● **Stated exercise**
Write out the material exactly, without any of its pictures.

● **Source material**
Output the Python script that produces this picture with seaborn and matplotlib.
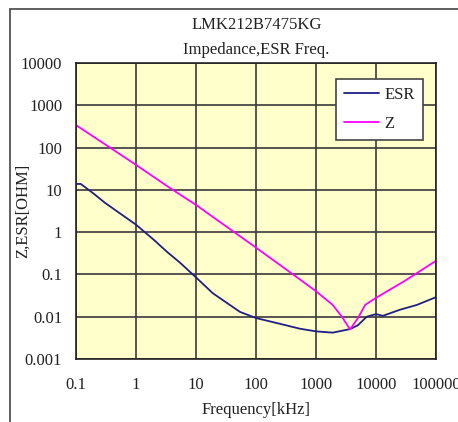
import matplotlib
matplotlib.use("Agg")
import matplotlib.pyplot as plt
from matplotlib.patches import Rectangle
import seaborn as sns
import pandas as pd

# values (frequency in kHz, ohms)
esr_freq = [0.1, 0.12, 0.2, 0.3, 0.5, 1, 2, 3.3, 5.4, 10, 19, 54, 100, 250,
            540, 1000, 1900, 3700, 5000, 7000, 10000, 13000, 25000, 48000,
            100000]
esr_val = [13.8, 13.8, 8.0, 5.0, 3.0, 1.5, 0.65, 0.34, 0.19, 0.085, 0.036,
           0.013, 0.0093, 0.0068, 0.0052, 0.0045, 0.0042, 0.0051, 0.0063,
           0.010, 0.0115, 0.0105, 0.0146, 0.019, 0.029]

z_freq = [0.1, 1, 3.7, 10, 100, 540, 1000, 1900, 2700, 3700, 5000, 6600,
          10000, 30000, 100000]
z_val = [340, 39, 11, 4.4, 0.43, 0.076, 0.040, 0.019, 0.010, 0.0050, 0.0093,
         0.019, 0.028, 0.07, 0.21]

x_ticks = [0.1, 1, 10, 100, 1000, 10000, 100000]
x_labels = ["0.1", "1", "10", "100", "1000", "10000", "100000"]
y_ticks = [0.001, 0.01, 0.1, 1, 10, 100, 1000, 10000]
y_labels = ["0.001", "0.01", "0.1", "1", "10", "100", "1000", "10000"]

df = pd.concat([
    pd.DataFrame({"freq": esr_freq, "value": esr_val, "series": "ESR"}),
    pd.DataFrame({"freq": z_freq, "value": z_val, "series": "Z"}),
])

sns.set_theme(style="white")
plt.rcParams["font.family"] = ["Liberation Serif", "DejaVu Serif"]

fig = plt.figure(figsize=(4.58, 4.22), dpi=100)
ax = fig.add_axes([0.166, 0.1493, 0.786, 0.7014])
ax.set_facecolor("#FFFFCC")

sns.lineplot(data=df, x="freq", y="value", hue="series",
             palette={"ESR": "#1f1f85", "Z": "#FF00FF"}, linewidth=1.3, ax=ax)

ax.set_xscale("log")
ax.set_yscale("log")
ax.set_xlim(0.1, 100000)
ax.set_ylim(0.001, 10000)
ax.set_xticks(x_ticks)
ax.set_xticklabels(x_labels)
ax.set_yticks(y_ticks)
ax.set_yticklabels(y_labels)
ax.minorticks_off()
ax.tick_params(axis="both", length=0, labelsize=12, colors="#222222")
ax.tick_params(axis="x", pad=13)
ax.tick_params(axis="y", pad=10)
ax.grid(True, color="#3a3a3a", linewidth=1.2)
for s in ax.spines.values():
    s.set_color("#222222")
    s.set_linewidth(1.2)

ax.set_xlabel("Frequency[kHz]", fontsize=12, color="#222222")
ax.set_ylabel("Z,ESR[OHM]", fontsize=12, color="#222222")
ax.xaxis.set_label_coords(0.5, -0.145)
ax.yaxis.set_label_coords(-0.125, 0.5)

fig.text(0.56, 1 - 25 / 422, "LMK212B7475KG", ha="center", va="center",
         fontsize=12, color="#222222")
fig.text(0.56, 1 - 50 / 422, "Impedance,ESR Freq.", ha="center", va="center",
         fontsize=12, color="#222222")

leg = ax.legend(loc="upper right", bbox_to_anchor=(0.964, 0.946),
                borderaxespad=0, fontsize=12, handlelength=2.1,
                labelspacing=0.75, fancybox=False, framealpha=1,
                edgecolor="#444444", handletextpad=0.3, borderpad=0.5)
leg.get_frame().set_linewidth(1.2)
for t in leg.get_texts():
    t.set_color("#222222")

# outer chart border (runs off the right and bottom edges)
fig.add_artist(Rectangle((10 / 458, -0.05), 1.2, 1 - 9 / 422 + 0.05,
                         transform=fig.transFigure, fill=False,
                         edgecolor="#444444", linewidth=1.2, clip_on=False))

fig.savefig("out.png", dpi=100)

● **Solution to this exercise**
Output the Python script that produces this picture with seaborn and matplotlib.
import matplotlib
matplotlib.use("Agg")
import matplotlib.pyplot as plt
from matplotlib.patches import Rectangle
import seaborn as sns
import pandas as pd

# values (frequency in kHz, ohms)
esr_freq = [0.1, 0.12, 0.2, 0.3, 0.5, 1, 2, 3.3, 5.4, 10, 19, 54, 100, 250,
            540, 1000, 1900, 3700, 5000, 7000, 10000, 13000, 25000, 48000,
            100000]
esr_val = [13.8, 13.8, 8.0, 5.0, 3.0, 1.5, 0.65, 0.34, 0.19, 0.085, 0.036,
           0.013, 0.0093, 0.0068, 0.0052, 0.0045, 0.0042, 0.0051, 0.0063,
           0.010, 0.0115, 0.0105, 0.0146, 0.019, 0.029]

z_freq = [0.1, 1, 3.7, 10, 100, 540, 1000, 1900, 2700, 3700, 5000, 6600,
          10000, 30000, 100000]
z_val = [340, 39, 11, 4.4, 0.43, 0.076, 0.040, 0.019, 0.010, 0.0050, 0.0093,
         0.019, 0.028, 0.07, 0.21]

x_ticks = [0.1, 1, 10, 100, 1000, 10000, 100000]
x_labels = ["0.1", "1", "10", "100", "1000", "10000", "100000"]
y_ticks = [0.001, 0.01, 0.1, 1, 10, 100, 1000, 10000]
y_labels = ["0.001", "0.01", "0.1", "1", "10", "100", "1000", "10000"]

df = pd.concat([
    pd.DataFrame({"freq": esr_freq, "value": esr_val, "series": "ESR"}),
    pd.DataFrame({"freq": z_freq, "value": z_val, "series": "Z"}),
])

sns.set_theme(style="white")
plt.rcParams["font.family"] = ["Liberation Serif", "DejaVu Serif"]

fig = plt.figure(figsize=(4.58, 4.22), dpi=100)
ax = fig.add_axes([0.166, 0.1493, 0.786, 0.7014])
ax.set_facecolor("#FFFFCC")

sns.lineplot(data=df, x="freq", y="value", hue="series",
             palette={"ESR": "#1f1f85", "Z": "#FF00FF"}, linewidth=1.3, ax=ax)

ax.set_xscale("log")
ax.set_yscale("log")
ax.set_xlim(0.1, 100000)
ax.set_ylim(0.001, 10000)
ax.set_xticks(x_ticks)
ax.set_xticklabels(x_labels)
ax.set_yticks(y_ticks)
ax.set_yticklabels(y_labels)
ax.minorticks_off()
ax.tick_params(axis="both", length=0, labelsize=12, colors="#222222")
ax.tick_params(axis="x", pad=13)
ax.tick_params(axis="y", pad=10)
ax.grid(True, color="#3a3a3a", linewidth=1.2)
for s in ax.spines.values():
    s.set_color("#222222")
    s.set_linewidth(1.2)

ax.set_xlabel("Frequency[kHz]", fontsize=12, color="#222222")
ax.set_ylabel("Z,ESR[OHM]", fontsize=12, color="#222222")
ax.xaxis.set_label_coords(0.5, -0.145)
ax.yaxis.set_label_coords(-0.125, 0.5)

fig.text(0.56, 1 - 25 / 422, "LMK212B7475KG", ha="center", va="center",
         fontsize=12, color="#222222")
fig.text(0.56, 1 - 50 / 422, "Impedance,ESR Freq.", ha="center", va="center",
         fontsize=12, color="#222222")

leg = ax.legend(loc="upper right", bbox_to_anchor=(0.964, 0.946),
                borderaxespad=0, fontsize=12, handlelength=2.1,
                labelspacing=0.75, fancybox=False, framealpha=1,
                edgecolor="#444444", handletextpad=0.3, borderpad=0.5)
leg.get_frame().set_linewidth(1.2)
for t in leg.get_texts():
    t.set_color("#222222")

# outer chart border (runs off the right and bottom edges)
fig.add_artist(Rectangle((10 / 458, -0.05), 1.2, 1 - 9 / 422 + 0.05,
                         transform=fig.transFigure, fill=False,
                         edgecolor="#444444", linewidth=1.2, clip_on=False))

fig.savefig("out.png", dpi=100)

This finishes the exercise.